For the small Baltic nation, it was a triple whammy. First the Russians occupied it in 1940. The following year, the Germans invaded, and the Russians were forced out. In 1944, it was the Germans’ turn to flee; this time, the Russian occupation would last for decades. Oksanen begins her story in ’41. Roland and his cousin Edgar have returned from training in Finland to drive the Red Army out of their country. While Roland fights fearlessly, Edgar is terrified of combat, though he does have other skills. A glib talker and willing informer, he ingratiates himself with the Germans, initially seen as liberators, and forges papers, giving himself a German name.
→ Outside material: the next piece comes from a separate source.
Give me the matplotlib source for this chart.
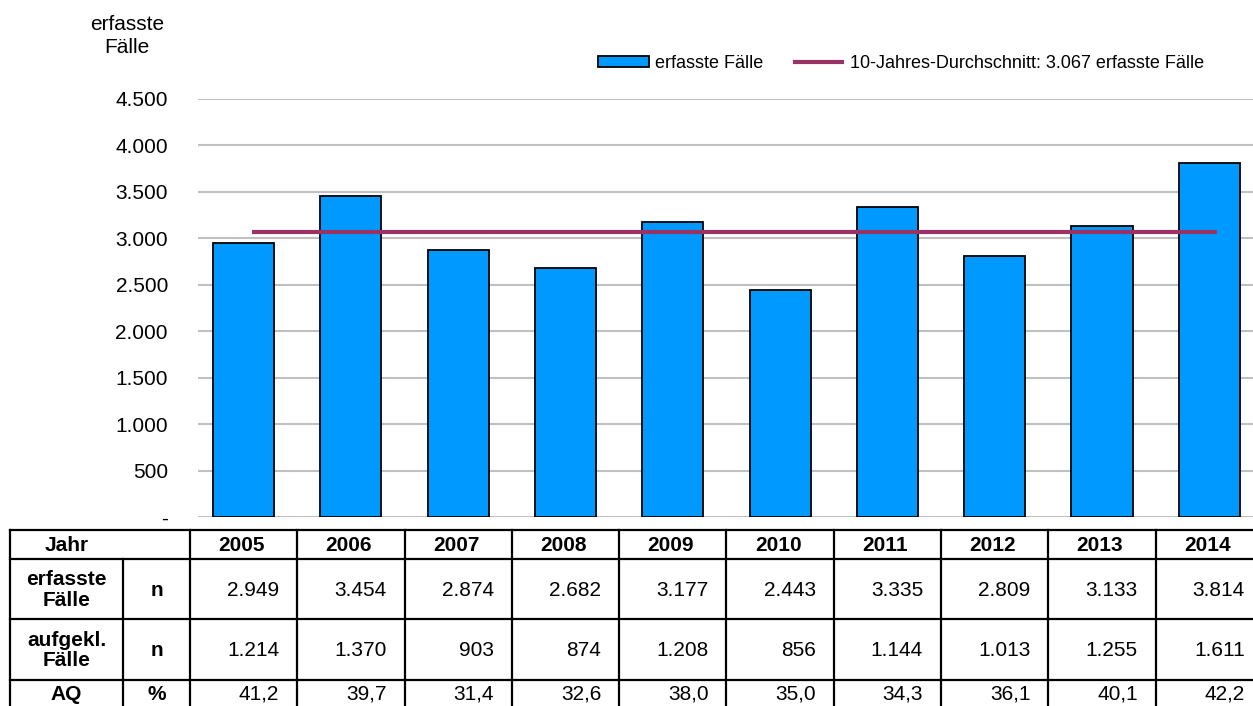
import matplotlib
matplotlib.use("Agg")
import matplotlib.pyplot as plt
from matplotlib.lines import Line2D
import matplotlib.transforms as mtransforms

# ---------------- data ----------------
years = ["2005", "2006", "2007", "2008", "2009", "2010", "2011", "2012", "2013", "2014"]
erfasste = [2949, 3454, 2874, 2682, 3177, 2443, 3335, 2809, 3133, 3814]
aufgeklaert = [1214, 1370, 903, 874, 1208, 856, 1144, 1013, 1255, 1611]
aq = [41.2, 39.7, 31.4, 32.6, 38.0, 35.0, 34.3, 36.1, 40.1, 42.2]
avg_value = 3067
yticks = [0, 500, 1000, 1500, 2000, 2500, 3000, 3500, 4000, 4500]
ytick_labels = ["-", "500", "1.000", "1.500", "2.000", "2.500", "3.000", "3.500", "4.000", "4.500"]

# ---------------- style ----------------
plt.rcParams["font.family"] = ["Liberation Sans", "DejaVu Sans"]
BAR_COLOR = "#0099FF"
AVG_COLOR = "#993366"
GRID_COLOR = "#C0C0C0"
FS = 15

W, H = 1253, 706
fig = plt.figure(figsize=(W / 100, H / 100), dpi=100)

# layout in pixels
AX_L, AX_R, AX_T, AX_B = 198, 1253, 99, 517
STEP = 107.3
XLIM0 = -0.425
XLIM1 = XLIM0 + (AX_R - AX_L) / STEP

ax = fig.add_axes([AX_L / W, 1 - AX_B / H, (AX_R - AX_L) / W, (AX_B - AX_T) / H])
x = list(range(len(years)))
bars = ax.bar(x, erfasste, width=0.57, color=BAR_COLOR, edgecolor="black", linewidth=1.3,
              zorder=3, label="erfasste Fälle")
offset = mtransforms.ScaledTranslation(8 / 100, 0, fig.dpi_scale_trans)
avg_line, = ax.plot([x[0], x[-1]], [avg_value, avg_value], color=AVG_COLOR, linewidth=3,
                    zorder=4, solid_capstyle="butt", transform=ax.transData + offset,
                    label="10-Jahres-Durchschnitt: 3.067 erfasste Fälle")
ax.set_xlim(XLIM0, XLIM1)
ax.set_ylim(0, 4500)
ax.set_yticks(yticks)
ax.set_yticklabels(ytick_labels, fontsize=FS)
ax.set_xticks([])
ax.tick_params(axis="y", length=0, pad=21.6)
ax.yaxis.grid(True, color=GRID_COLOR, linewidth=1.5, zorder=0)
ax.set_axisbelow(True)
for s in ax.spines.values():
    s.set_visible(False)

# y-axis title
fig.text(127 / W, 1 - 15 / H, "erfasste\nFälle", ha="center", va="top",
         fontsize=FS, linespacing=1.25)

# legend
leg = fig.legend([bars, avg_line],
                 ["erfasste Fälle", "10-Jahres-Durchschnitt: 3.067 erfasste Fälle"],
                 loc="center", bbox_to_anchor=(901 / W, 1 - 63 / H),
                 ncol=2, frameon=False, fontsize=13, handlelength=2.83,
                 handleheight=0.55, handletextpad=0.33, columnspacing=1.6,
                 borderpad=0)

# ---------------- table ----------------
tab = fig.add_axes([0, 0, 1, 1], zorder=5)
tab.set_xlim(0, W)
tab.set_ylim(H, 0)
tab.axis("off")

col_bounds = [10, 123] + [AX_L + (i - 0.5 - XLIM0) * STEP for i in range(len(years) + 1)]
row_bounds = [530, 559, 619, 680, 712]
LW = 1.6

def hline(y, x0, x1):
    tab.add_line(Line2D([x0, x1], [y, y], color="black", linewidth=LW, clip_on=False))

def vline(xp, y0, y1):
    tab.add_line(Line2D([xp, xp], [y0, y1], color="black", linewidth=LW, clip_on=False))

for yb in row_bounds:
    hline(yb, col_bounds[0], col_bounds[-1])
for k, xb in enumerate(col_bounds):
    if k == 1:
        vline(xb, row_bounds[1], row_bounds[-1])
    else:
        vline(xb, row_bounds[0], row_bounds[-1])

def cell_center(r):
    return (row_bounds[r] + row_bounds[r + 1]) / 2

# header row
tab.text((col_bounds[0] + col_bounds[1]) / 2, cell_center(0) + 1, "Jahr",
         ha="center", va="center", fontsize=FS, fontweight="bold")
for i, yr in enumerate(years):
    xc = (col_bounds[i + 2] + col_bounds[i + 3]) / 2
    tab.text(xc - 2, cell_center(0) + 1, yr, ha="center", va="center",
             fontsize=FS, fontweight="bold")

row_labels = ["erfasste\nFälle", "aufgekl.\nFälle", "AQ"]
row_units = ["n", "n", "%"]
row_values = [
    [f"{v:,}".replace(",", ".") for v in erfasste],
    [f"{v:,}".replace(",", ".") for v in aufgeklaert],
    [f"{v:.1f}".replace(".", ",") for v in aq],
]
for r in range(3):
    yc = cell_center(r + 1)
    if r == 2:
        yc = (row_bounds[3] + 706) / 2
    tab.text((col_bounds[0] + col_bounds[1]) / 2, yc + 1, row_labels[r], ha="center",
             va="center", fontsize=FS, fontweight="bold", linespacing=1.12)
    tab.text((col_bounds[1] + col_bounds[2]) / 2, yc + 1, row_units[r], ha="center",
             va="center", fontsize=FS, fontweight="bold")
    for i, val in enumerate(row_values[r]):
        xr = col_bounds[i + 3] - 18
        tab.text(xr, yc + 1, val, ha="right", va="center", fontsize=FS)

fig.savefig("out.png", dpi=100)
Unable or unwilling to have sex with his wife, Juudit, he lives apart from her. Roland’s situation is worse. He learns his fiancee, Rosalie, has killed herself and is buried in an unmarked grave. Suspecting foul play, he vows to track down her killer. Juudit meanwhile has fallen in love with an SS officer and moved into his house. So far so good, with three characters clearly delineated: The honorable Roland, Estonia’s conscience; Edgar, a world-class creep; and the conflicted Juudit, who sleeps with a German while helping Roland smuggle refugees. Narrative momentum evaporates with a series of fast forwards to the much less volatile and engaging 1963-65 period, when Edgar has yet another identity as a tireless communist propagandist, a reluctant Juudit is back with him, and Roland has vanished. Camp horrors under the Nazis are dealt with perfunctorily, and the mystery of Rosalie’s death is not revealed until the very end; so much for the revenge motif.
Fascinating material that’s marred by the lack of an angle or perspective.